ADHD – How can parents help?

Attention Deficit Hyperactivity Disorder (ADHD) is one of the most common childhood disorders. Key symptoms relate to difficulties with attention, difficulty controlling behavior, and hyperactivity (over-activity). Recent estimates suggest that 11% of American children aged 4-18 have been diagnosed with ADHD. Historically, ADHD was considered a childhood disorder. However, new understanding demonstrates that it can persist throughout adolescence into adulthood. 4.1% of American adults are now considered to present with ADHD. While the disorder can affect both males and females, rates are four times higher in males.

ADHD can affect many aspects of a persons life, Academic and work performance can be impacted upon markedly by difficulties with attention and concentration. Social relationships can also be impacted upon by impulsive and hyperactive behaviors. However, with appropriate support, many people with ADHD achieve great success.

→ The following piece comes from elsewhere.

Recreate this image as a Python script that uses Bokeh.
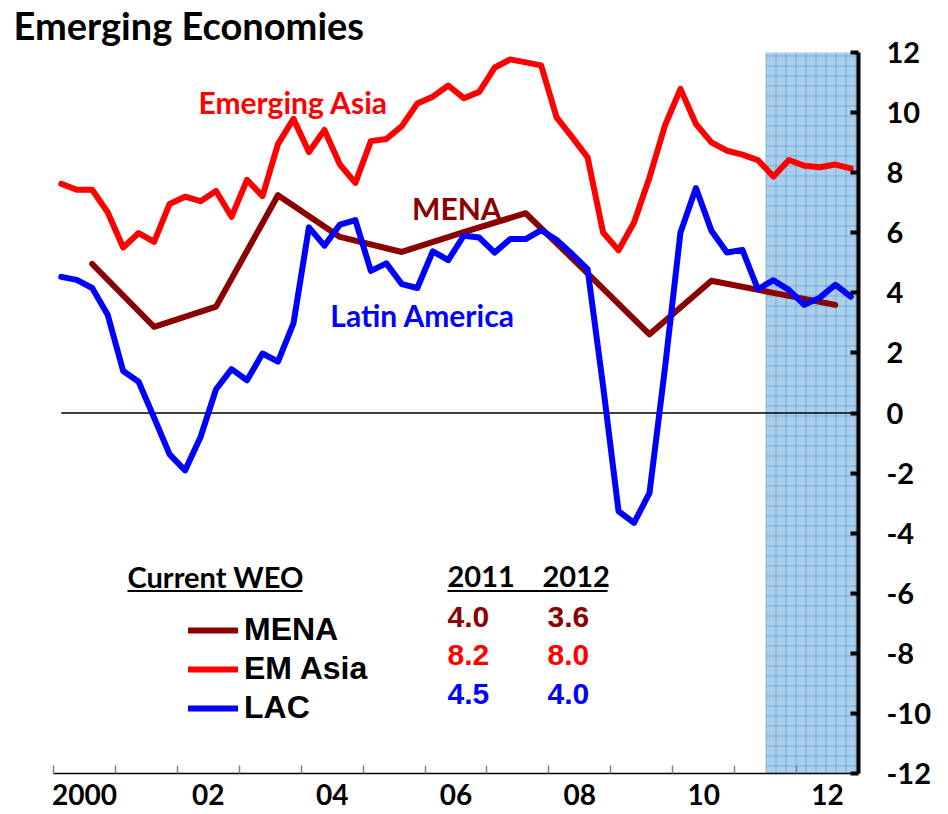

Currently interventions focus on reduction of symptoms of ADHD and improving levels of functioning. Treatments include medication, various types of psychotherapy, psycho-education or training, or a combination of interventions


Signs and Symptoms of ADHD:


  • Poor attention to details
  • Makes careless mistakes
  • Has difficulties staying focused, resulting in easy distraction
  • Appears not to listen when spoken to
  • Has difficulty remembering things and following instructions
  • Has difficulties staying organized, planning ahead, and finishing projects
  • Gets bored with a task before its completed
  • Has difficulties completing tasks
  • Frequently loses or misplaces homework, books, toys, or other items


  • Constantly fidgets and squirms
  • Often leaves his or her seat in situations where sitting quietly is expected
  • Moves around constantly, often runs or climbs inappropriately
  • Talks excessively
  • Has difficulty playing quietly or relaxing
  • Is always “on the go,” as if driven by a motor


  • Blurting out comments at inappropriate times
  • May have a quick temper or a “short fuse”
  • Interrupting conversations or speaking out of turn
  • Difficulties waiting for a turn or standing in line
  • Engaging in ‘dangerous’ behaviors without consideration of possible consequences
  • Not adequately checking work, resulting in careless errors.

How can Parents Help?

  • Receiving appropriate assessment and diagnosis is critical to supporting a child with ADHD. This is not to ‘label’ them, but rather ensure that they are appropriately understood and supported. Individualized packages of support are essential in ensuring children reach their potential.
  • Many children with ADHD require additional support within school. This may relate to individual support, lesson modifications and test-taking modifications. Parents and schools should work collaboratively to support children.
  • Children with ADHD need guidance and understanding from their parents and teachers to reach their full potential and to succeed in school. Before a child is diagnosed, frustration, blame, and anger may have built up within a family as a result of the child’s presentation. Parents and children may need specialist support to overcome such feelings. Mental health and educational professionals can educate parents about ADHD and how it impacts upon families. They can also help the child and parents develop new skills, attitudes, and ways of relating to each other.
  • Parent skills training helps parents learn how to use a system of rewards and consequences to manage a child’s behavior. Parents are taught to give immediate and positive feedback for behaviors they want to encourage, and ignore or redirect behaviors they want to discourage.
  • Parents are encouraged to share a pleasant or relaxing activity with the child, to notice and point out what the child does well, and to praise the child’s strengths and abilities. They may also learn to structure situations in more positive ways. For example, they may restrict the number of playmates to one or two, so that their child does not become overstimulated. Or, if the child has difficulty completing tasks, parents can help their child divide large tasks into smaller, more manageable steps. Responding your child’s successes is much more effective and conducive to a positive home environment than reacting to their difficulties.
  • Parent resilience is key to a child’s success. Parents may benefit from learning anxiety-management techniques to increase their own ability to deal with frustration, so that they can respond calmly to their child’s behavior. Support groups help parents and families connect with others who have similar difficulties and concerns. Groups often meet regularly to share successes and frustrations, to exchange information about recommended specialists and strategies, and to talk with experts.
  • Siblings of children with ADHD may also benefit from additional support, either to increase understanding or cope with experiences they may face at home. Siblings groups are often available to provide peer and professional support.